The skins of the grape make the difference between red and white wine. Red wine is fermented with the skins. But before white grapes are fermented, the skins are removed. This is why red wine is deeply colored, often more flavorful, and contains tannins.
Tannins are chemical compounds found on the grapes' skins, seeds, and stems. They give an astringent, drying mouthfeel to wine. They add what is referred to as “structure” and texture to the wine. Some tannins are rough and abrasive, reminiscent of sandpaper. Others are soft and smooth.
Wines with lower levels of tannins will taste fresh and fruity, while wines with big tannins will be more drying.
Tannins also act as a preservative. For a wine to age for decades, it has to have high levels of tannins and acidity. Plus, the tannins change in the bottle over time. As they interact with tiny amounts of oxygen through the cork, they go from harsh to soft and integrate more fully into the wine. This is why aged wine is so coveted.

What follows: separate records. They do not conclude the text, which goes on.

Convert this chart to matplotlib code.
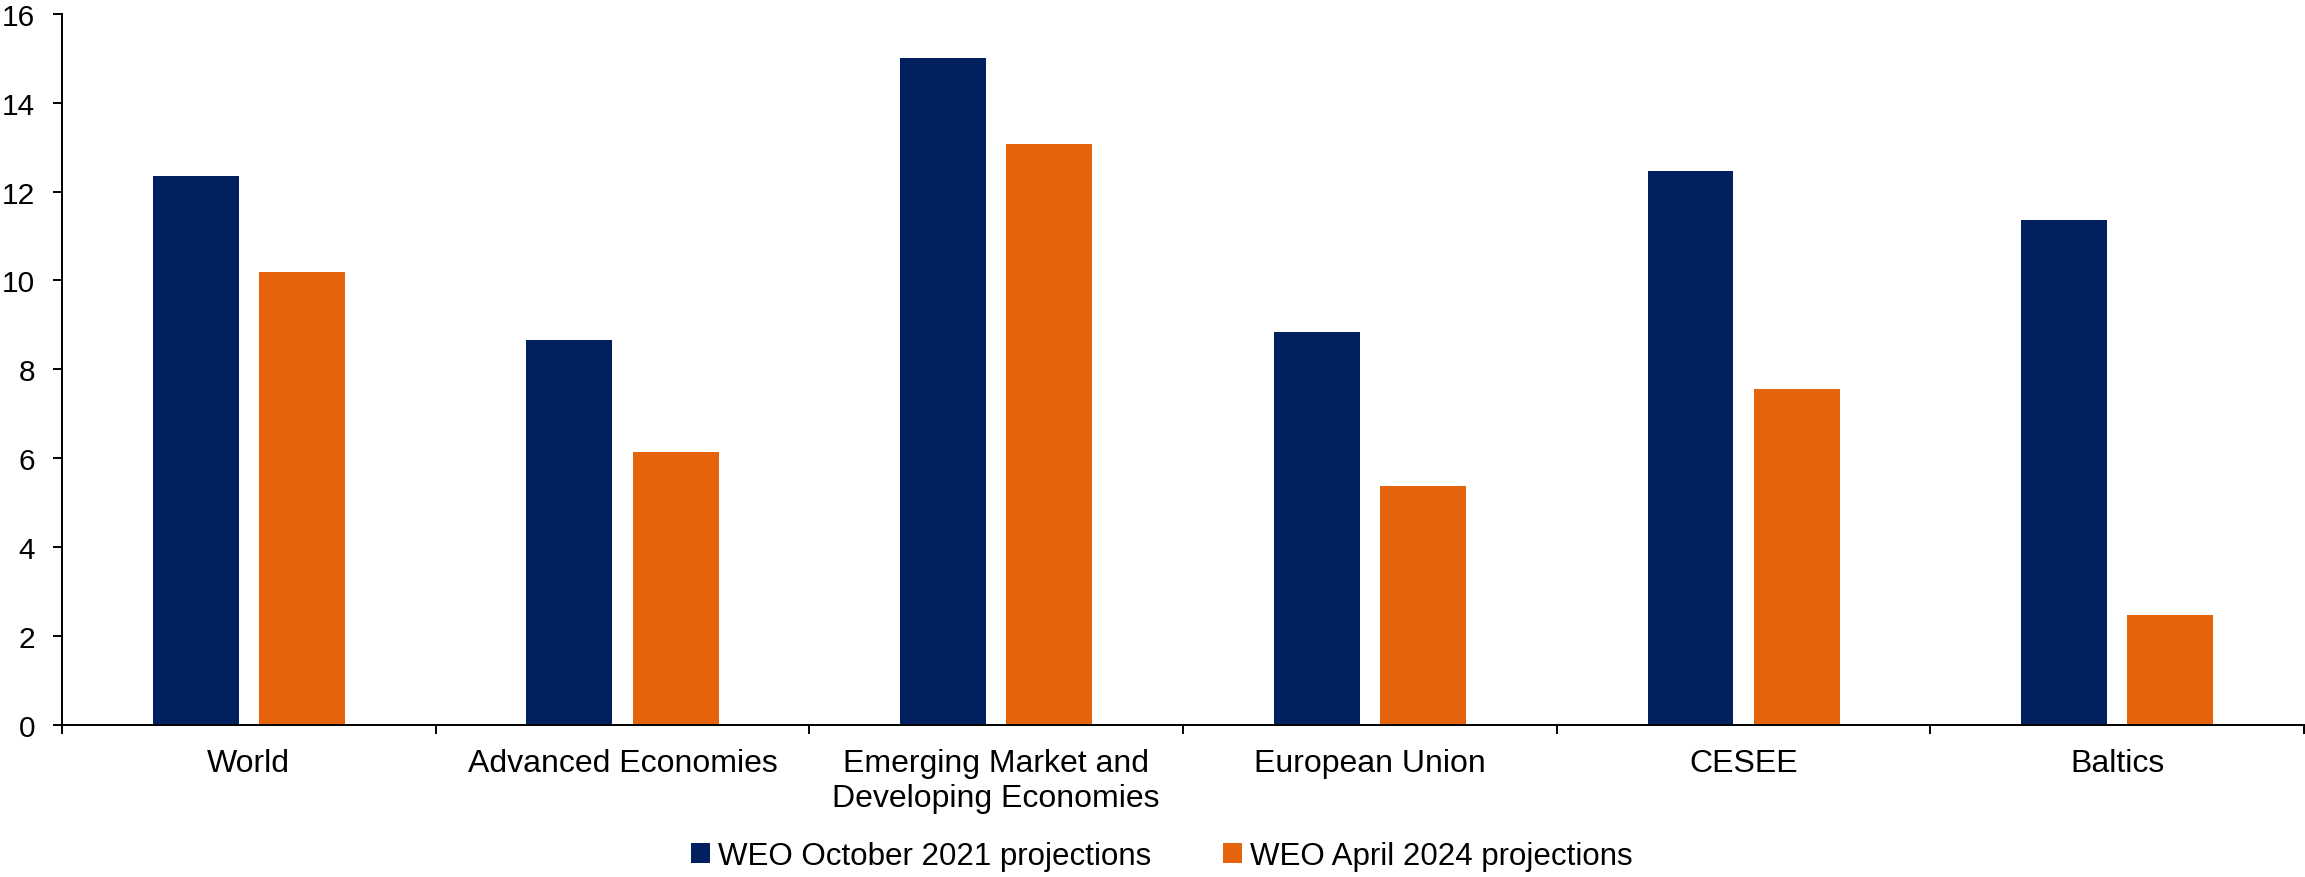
import numpy as np
import matplotlib.pyplot as plt
from matplotlib.ticker import FixedLocator

categories = ["World", "Advanced Economies", "Emerging Market and\nDeveloping Economies",
              "European Union", "CESEE", "Baltics"]
weo_oct_2021 = [12.36, 8.65, 15.0, 8.85, 12.46, 11.37]
weo_apr_2024 = [10.2, 6.13, 13.08, 5.38, 7.56, 2.48]
series_names = ["WEO October 2021 projections", "WEO April 2024 projections"]

navy = "#002060"
orange = "#E5630A"

plt.rcParams["font.family"] = ["Liberation Sans", "DejaVu Sans"]

fig = plt.figure(figsize=(23.05, 8.78), dpi=100)
ax = fig.add_axes([0.0269, 0.1735, 0.9727, 0.8095])

x = np.arange(len(categories))
width = 0.23
offset = 0.142
ax.bar(x - offset, weo_oct_2021, width, color=navy, label=series_names[0])
ax.bar(x + offset, weo_apr_2024, width, color=orange, label=series_names[1])

ax.set_xlim(-0.5, len(categories) - 0.5)
ax.set_ylim(0, 16)
ax.set_yticks(np.arange(0, 17, 2))

ax.set_xticks(x)
ax.set_xticklabels(categories, fontsize=23, linespacing=1.2)
ax.xaxis.set_minor_locator(FixedLocator(np.arange(-0.5, len(categories), 1)))
ax.tick_params(axis="x", which="major", length=0, pad=17)
ax.tick_params(axis="x", which="minor", length=6.5, width=1.4, direction="out")
ax.tick_params(axis="y", length=6.5, width=1.4, direction="out", pad=13, labelsize=21.5)

for side in ["top", "right"]:
    ax.spines[side].set_visible(False)
for side in ["left", "bottom"]:
    ax.spines[side].set_linewidth(1.4)
    ax.spines[side].set_color("black")

fig.legend(loc="center", bbox_to_anchor=(0.504, 0.024), ncol=2, frameon=False,
           fontsize=22.5, handlelength=0.6, handleheight=0.6, handletextpad=0.25,
           columnspacing=2.3)

fig.savefig("out.png", dpi=100)
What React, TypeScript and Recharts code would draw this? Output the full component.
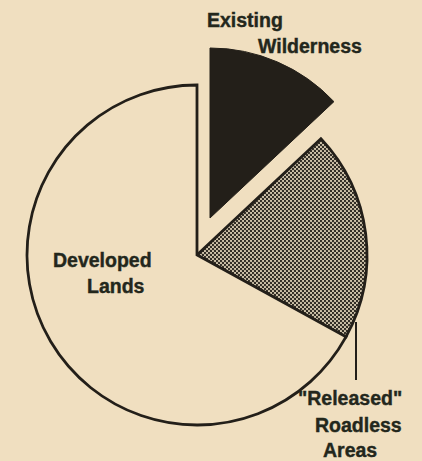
import React from 'react';
import { PieChart, Pie, Cell } from 'recharts';

// shares of land, in percent
const categories = ['Existing Wilderness', '"Released" Roadless Areas', 'Developed Lands'];
const shares = [13, 20, 67];

const data = categories.map((name, i) => ({ name, value: shares[i] }));

const BG = '#f0dfc0';
const INK = '#231f19';
const TEXT = '#23271c';

const label: React.CSSProperties = {
  position: 'absolute',
  fontFamily: '"Liberation Sans", Arial, sans-serif',
  fontWeight: 'bold',
  fontSize: 19.5,
  color: TEXT,
  lineHeight: 1,
  whiteSpace: 'nowrap',
  WebkitTextStroke: `0.4px ${TEXT}`,
};

export default function App() {
  return (
    <div style={{ position: 'absolute', left: 0, top: 0, width: 422, height: 461, background: BG, overflow: 'hidden' }}>
      <PieChart width={422} height={461}>
        <defs>
          <pattern id="dots" width="4" height="4" patternUnits="userSpaceOnUse">
            <rect width="4" height="4" fill="#cfc3aa" />
            <circle cx="1" cy="1" r="1.15" fill="#2b2720" />
            <circle cx="3" cy="3" r="1.15" fill="#2b2720" />
          </pattern>
        </defs>
        {/* main pie: released + developed, wilderness slot left empty */}
        <Pie
          data={data}
          dataKey="value"
          cx={192}
          cy={250}
          outerRadius={170}
          startAngle={90}
          endAngle={-270}
          isAnimationActive={false}
        >
          <Cell fill="none" stroke="none" />
          <Cell fill="url(#dots)" stroke={INK} strokeWidth={2.8} />
          <Cell fill={BG} stroke={INK} strokeWidth={2.8} />
        </Pie>
        {/* exploded wilderness slice */}
        <Pie
          data={data}
          dataKey="value"
          cx={205}
          cy={213}
          outerRadius={170}
          startAngle={90}
          endAngle={-270}
          isAnimationActive={false}
        >
          <Cell fill={INK} stroke={INK} strokeWidth={1} />
          <Cell fill="none" stroke="none" />
          <Cell fill="none" stroke="none" />
        </Pie>
      </PieChart>

      <div style={{ ...label, left: 207, top: 10.5 }}>Existing</div>
      <div style={{ ...label, left: 258, top: 36.5 }}>Wilderness</div>
      <div style={{ ...label, left: 53, top: 250.5 }}>Developed</div>
      <div style={{ ...label, left: 87, top: 276.5 }}>Lands</div>
      <div style={{ ...label, left: 298, top: 388.5 }}>"Released"</div>
      <div style={{ ...label, left: 315, top: 415.5 }}>Roadless</div>
      <div style={{ ...label, left: 323, top: 440.5 }}>Areas</div>
      <div style={{ position: 'absolute', left: 355, top: 322, width: 2, height: 58, background: INK }} />
    </div>
  );
}
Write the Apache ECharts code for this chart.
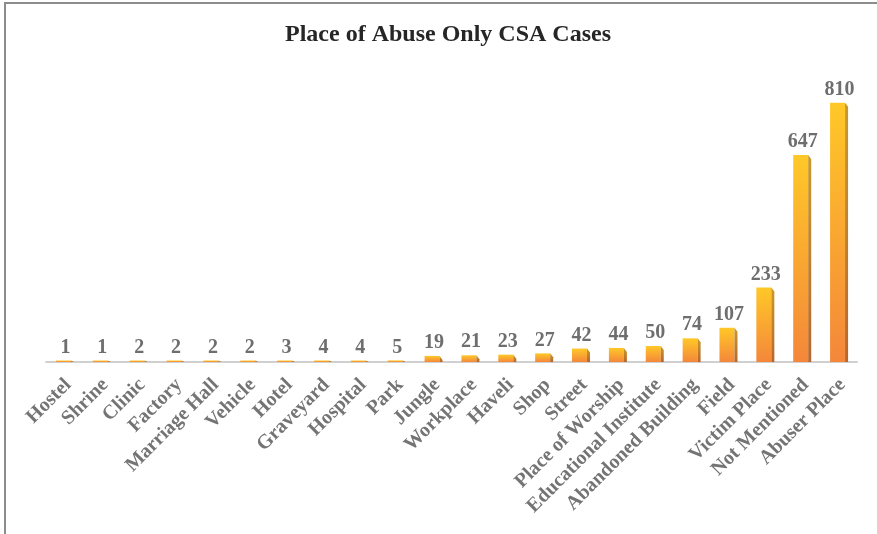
<!DOCTYPE html>
<html><head><meta charset="utf-8">
<script src="https://cdn.jsdelivr.net/npm/echarts@6/dist/echarts.min.js"></script>
<style>html,body{margin:0;padding:0;background:#fff}#c{width:877px;height:534px}</style>
</head><body><div id="c"></div>
<script>
const categories = ['Hostel','Shrine','Clinic','Factory','Marriage Hall','Vehicle','Hotel','Graveyard','Hospital','Park','Jungle','Workplace','Haveli','Shop','Street','Place of Worship','Educational Institute','Abandoned Building','Field','Victim Place','Not Mentioned','Abuser Place'];
const values = [1,1,2,2,2,2,3,4,4,5,19,21,23,27,42,44,50,74,107,233,647,810];
const titleText = 'Place of Abuse Only CSA Cases';

const chart = echarts.init(document.getElementById('c'), null, {renderer:'canvas'});
const serif = '"Liberation Serif","Times New Roman",serif';
chart.setOption({
  animation:false,
  backgroundColor:'#fff',
  title:{text:titleText,left:285,top:23,padding:0,textStyle:{fontFamily:serif,fontWeight:'bold',fontSize:24,color:'#262626'}},
  graphic:[{type:'rect',shape:{x:5,y:3,width:900,height:600},style:{fill:'none',stroke:'#8c8c8c',lineWidth:2},z:100}],
  grid:{left:46,right:20,top:74,bottom:172},
  xAxis:{type:'category',data:categories,
    axisLine:{lineStyle:{color:'#d0d0d0',width:2}},axisTick:{show:false},
    axisLabel:{interval:0,rotate:45,margin:16,verticalAlign:'top',lineHeight:11,fontFamily:serif,fontWeight:'bold',fontSize:20,color:'#747474'}},
  yAxis:{type:'value',min:0,max:900,show:false,splitLine:{show:false}},
  series:[{type:'custom',data:values.map((v,i)=>[i,v]),
    renderItem:function(params,api){
      const i=api.value(0), v=api.value(1);
      const top=api.coord([i,v]); const base=api.coord([i,0]);
      const fw=15, sw=3, cx=top[0]-1;
      const x0=cx-fw/2, x1=cx+fw/2;
      const h=Math.max(base[1]-top[1],1.5);
      const y0=base[1]-h;
      const sl=Math.min(4,h);
      return {type:'group',children:[
        {type:'rect',shape:{x:x0,y:y0,width:fw,height:h},
          style:{fill:new echarts.graphic.LinearGradient(0,0,0,1,[{offset:0,color:'#FFC828'},{offset:1,color:'#F4873A'}])}},
        {type:'polygon',shape:{points:[[x1,y0],[x1+sw,y0+sl],[x1+sw,base[1]],[x1,base[1]]]},
          style:{fill:new echarts.graphic.LinearGradient(0,0,0,1,[{offset:0,color:'#C99A2A'},{offset:1,color:'#B8662C'}])}},
        {type:'text',style:{text:String(v),x:cx+2,y:y0-3,align:'center',verticalAlign:'bottom',
          font:'bold 20px '+serif,fill:'#6e6e6e'}}
      ]};
    }}]
});
</script></body></html>
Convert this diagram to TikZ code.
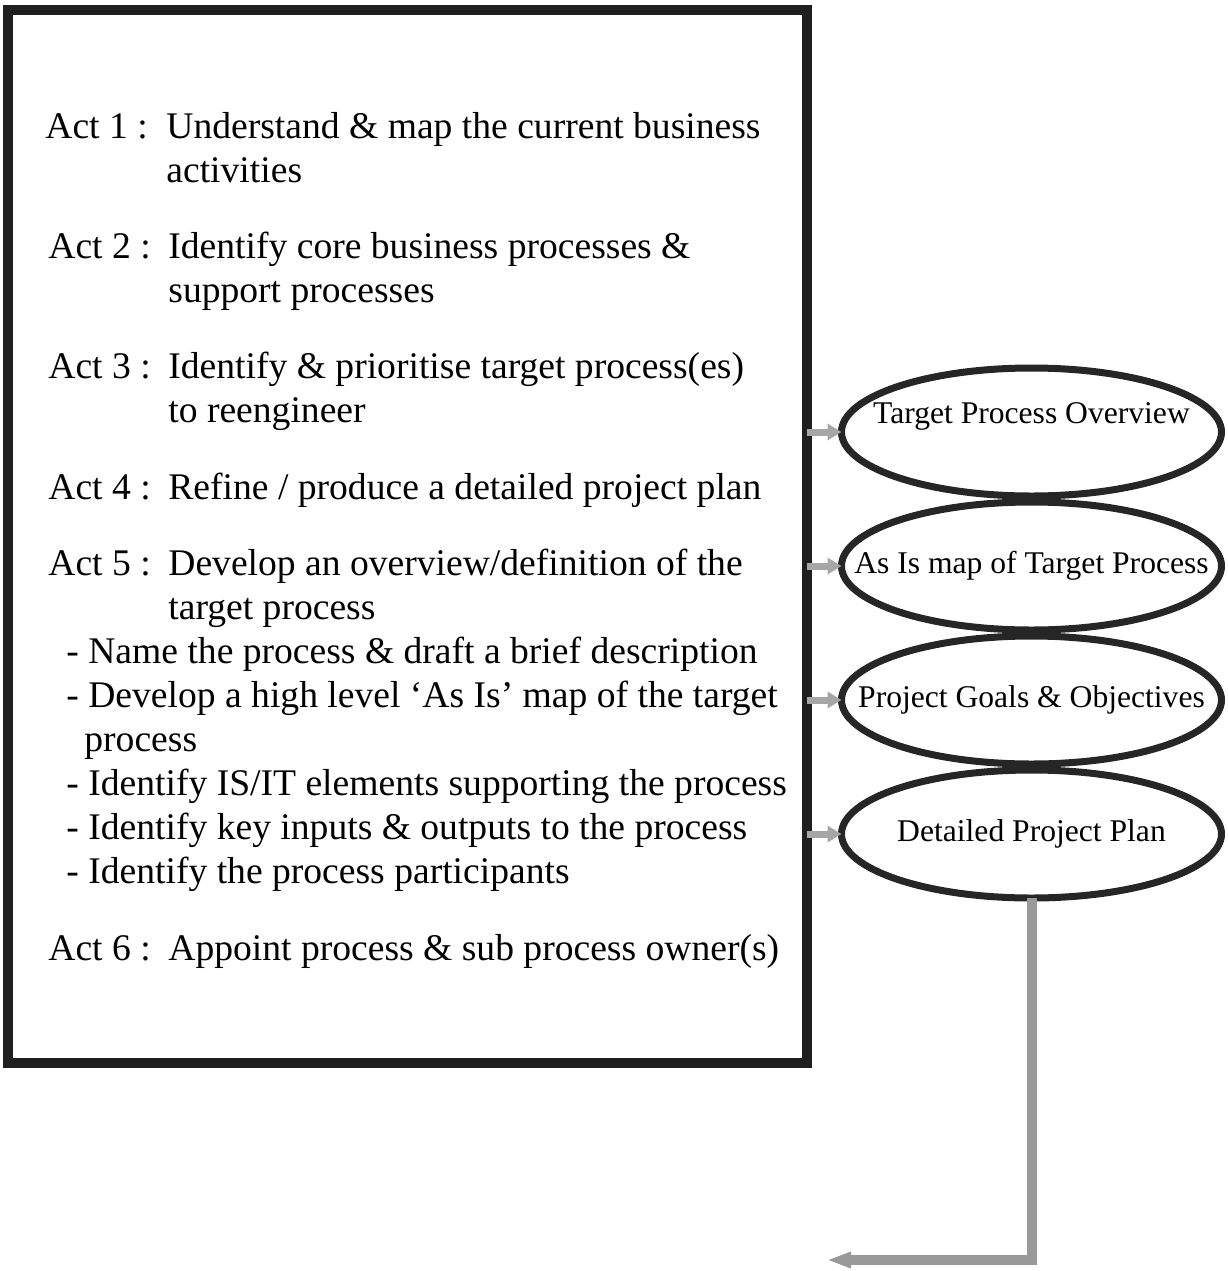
\documentclass[tikz,border=0pt]{standalone}
\usepackage{fontspec}
\setmainfont{Liberation Serif}
\usetikzlibrary{arrows.meta,positioning,shapes.geometric}

\begin{document}
\begin{tikzpicture}[
    x=0.5pt, y=-0.5pt,
    frame/.style={draw=black!88, line width=5pt, minimum width=399.5pt, minimum height=526.5pt, outer sep=0pt},
    act/.style={anchor=base west, inner sep=0pt, font=\fontsize{18.8}{22}\selectfont},
    outcome/.style={ellipse, draw=black!85, line width=3.5pt, minimum width=190pt, minimum height=64pt, inner sep=0pt, outer sep=0pt, align=center, font=\fontsize{15.8}{19}\selectfont},
    feed/.style={-{Triangle[length=7pt,width=8pt]}, line width=3.5pt, draw=black!35},
    loopback/.style={-{Triangle[length=12pt,width=7.5pt]}, line width=5pt, draw=black!40}
]
\useasboundingbox (0,0) rectangle (1228,1271);

% activity list
\node[frame] (box) at (407.5,536.5) {};
\node[act] (act1) at (45,138) {\begin{tabular}[t]{@{}p{60.5pt}@{}l@{}}Act 1 : & Understand \& map the current business\\ & activities\end{tabular}};
\node[act] (act2) at (48,258) {\begin{tabular}[t]{@{}p{60pt}@{}l@{}}Act 2 : & Identify core business processes \&\\ & support processes\end{tabular}};
\node[act] (act3) at (48,378) {\begin{tabular}[t]{@{}p{60pt}@{}l@{}}Act 3 : & Identify \& prioritise target process(es)\\ & to reengineer\end{tabular}};
\node[act] (act4) at (48,499) {\begin{tabular}[t]{@{}p{60pt}@{}l@{}}Act 4 : & Refine / produce a detailed project plan\end{tabular}};
\node[act] (act5) at (48,575) {\begin{tabular}[t]{@{}p{60pt}@{}l@{}}Act 5 : & Develop an overview/definition of the\\ & target process\end{tabular}};
\node[act] (act5list) at (66,663) {\begin{tabular}[t]{@{}l@{}}- Name the process \& draft a brief description\\
- Develop a high level `As Is' map of the target\\
\hspace{9pt}process\\
- Identify IS/IT elements supporting the process\\
- Identify key inputs \& outputs to the process\\
- Identify the process participants\end{tabular}};
\node[act] (act6) at (48,960) {\begin{tabular}[t]{@{}p{60pt}@{}l@{}}Act 6 : & Appoint process \& sub process owner(s)\end{tabular}};

% outcomes
\node[outcome] (tpo) at (1031.5,432) {\makebox[0pt]{Target Process Overview}\\\mbox{}};
\node[outcome, below=3pt of tpo] (asis) {\makebox[0pt]{As Is map of Target Process}};
\node[outcome, below=3pt of asis] (goals) {\makebox[0pt]{Project Goals \& Objectives}};
\node[outcome, below=3pt of goals] (plan) {\makebox[0pt]{Detailed Project Plan}};
\coordinate (ret) at (827,1260);

\draw[feed] (box.east |- tpo.west) -- (tpo.west);
\draw[feed] (box.east |- asis.west) -- (asis.west);
\draw[feed] (box.east |- goals.west) -- (goals.west);
\draw[feed] (box.east |- plan.west) -- (plan.west);
\draw[loopback] (plan.south) |- (ret);
\end{tikzpicture}
\end{document}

Wines with high levels of tannins that can age in the bottle are made from Cabernet Sauvignon, Nebbiolo, Sangiovese, Tempranillo, and Tannat. Wines with low levels of acidity that are meant to be enjoyed within a few years of bottling are Pinot Noir, Beaujolais, Garnacha, and Barbera.
So much happens in the pulp of a grape as it ripens on the vine. It begins as a flower in Spring. Then, it turns into a small, hard, green ball in summer. Finally, it softens and fills with water. It develops acidity, lots of sugar, and flavor compounds.
During fermentation, the yeast eats this sugar and releases the flavor compounds bound up in it. The sugar turns into alcohol, which, like the tannins, also acts as a preservative.
The pulp also contains the acids that will be in the wine. You can taste the acidity in your wine by taking a sip, swallowing, and then leaving your mouth slightly open. How much is your mouth watering? Is it like you just sucked on a lemon, or is it more subtle? This gives you the idea of whether the acidity level is low or high in your wine.
Grapes naturally have high acidity levels when they’re on the vine. As sugar ripens, acidity levels drop. If grapes are left on the vine for too long, the acidity will all but disappear, resulting in a wine that tastes “flabby.” This word is used to describe wine that tastes a bit flat with no “zing” to it.
Seeds and Stems
Even the grapes’ seeds and stems play a part in making wine. The seeds contain high levels of tannins, as do the stems. They also impart green, spicy flavors to the wine. Some wines are fermented along with their seeds and stems, while others are de-stemmed. It all depends on what flavor profile the winemaker is going for.
What Else Can Make Wine?
All kinds of fruits can make wine, but not all fruits have the right amount of sugar, acid, or tannins to make great wine. But some popular wines aren’t made from fruit. Sake is a traditional wine from Japan that is made from fermented rice. And mead is fermented honey and water.
Looking back on history, it’s incredible that we’ve discovered how to control the fermentation process. Wine is one thing that almost every civilization has in common, and it’s safe to say that fermented grapes aren’t going anywhere.